Two weeks later, when the problem seemed to be getting worse and not better, I decided to do what I probably should have done in the first place: search the internet for solutions. Wading through articles offering the same remedies I already tried, I found a video on YouTube with a chipper home gardner in one of the Carolinas gleefully filming her collection of porch plants, all of which were covered in mealy bugs.

She relayed into the camera she wasn't sure how it had gotten this bad (me neither, Judy), but she was not worried and over the next twenty minutes she scrubbed every plant from tip to root in water and soap (I can use soap?) and by the end of the video they were good as new. While she dunked her plants' roots into the sink, she explained how mealybugs like to lay their eggs in the dark, damp soil and if you don't get at the root of the problem (good one, Judy) you're just playing a never-ending game of whack-a-mole.

I'm playing a never-ending game of whack-a-mole.

I immediately took apart the giant plant and found hundreds of bugs clinging to the root ball (I'm itching just writing this). Over the next hour I untangled the roots and washed them in warm water with a dash of soap (because everything in the South is measured in dashes) and when David came downstairs after work, I had covered the entire kitchen counter in long, stretching green pothos vines, and was examining each one carefully, mumbling about whacking moles.

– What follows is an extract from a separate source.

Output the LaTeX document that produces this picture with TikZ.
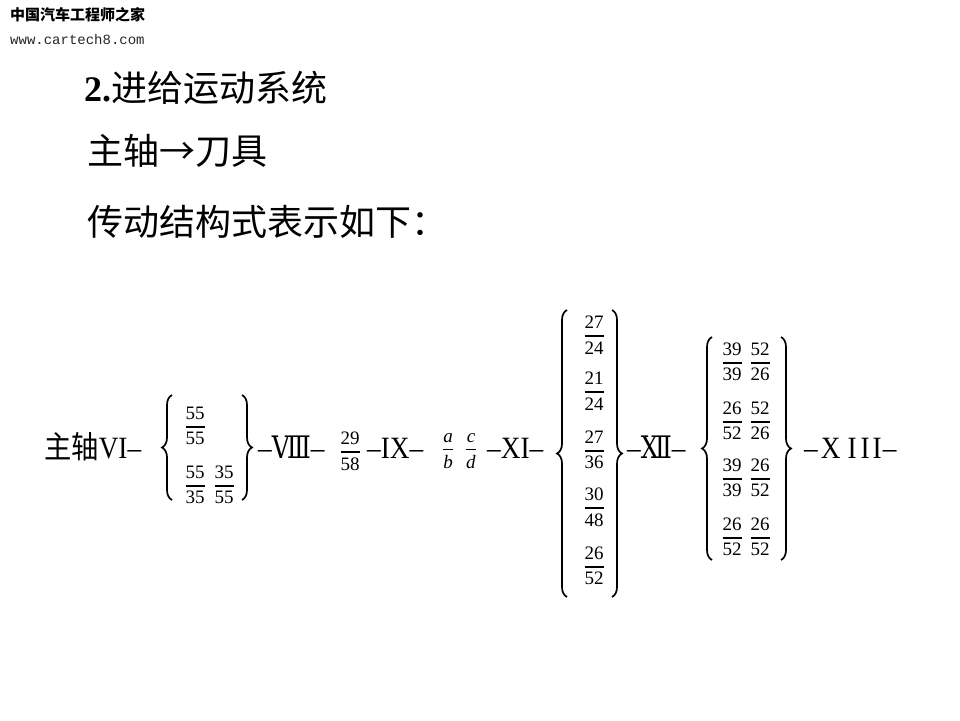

I reconstructed the plant into a couple of smaller containers and placed them around the house, eyeing them like an overeager RA, daring any bugs to show their faces. Which they didn't. Maybe I am an urban farmer.

And then I spotted them in the other five pothos I love, draped over the wall in our stairway.

Somewhere the prayer plant is laughing at me.

For weeks I've taken them in and out of isolation, washing roots and covering them with neem oil. Every time I walk up or down the stairs I examine their leaves, which despite the onslaught of bugs and my attempts to scrub them clean, have actually held up surprisingly well.

The other day, sitting on the stairs and dabbing yet another leaf with rubbing alcohol, I was thinking about what happens to these bugs in nature. Something must eat them, I reasoned, because the glorious pothos I see growing around Mérida, wrapping themselves around the trees and lining the ground do not require regular treatments with Q-tips. And living jungle-adjacent, we have our fair share of creatures traipsing through the house at any given time; maybe instead of sweeping them outside, I should be tossing some into our plants? Have I been throwing away the answer to my problem this whole time?

"What eats mealybugs?" I typed into Google, hoping it was something easily accessible. I can't be the first person to ask this. Or maybe I am? Should I make a YouTube video with my natural solution to mealy bugs? Is this going to be my big break?

But a somewhat tired woman in what sounded like New Jersey had beat me to it; it turns out ladybugs love mealybugs, so she ordered a bag of ladybugs (you can order ladybugs?) and her garage was now covered in them. As she stood there recording her mealybug-free plants, swarms of tiny red dots flew around, landing on her hair and shoulders and also the camera.

"I didn't know how fast ladybugs reproduce," she sighed, picking them out of her long blonde hair. "But I don't have any more mealybugs."

I looked at down my Q-tip and decided to keep dabbing.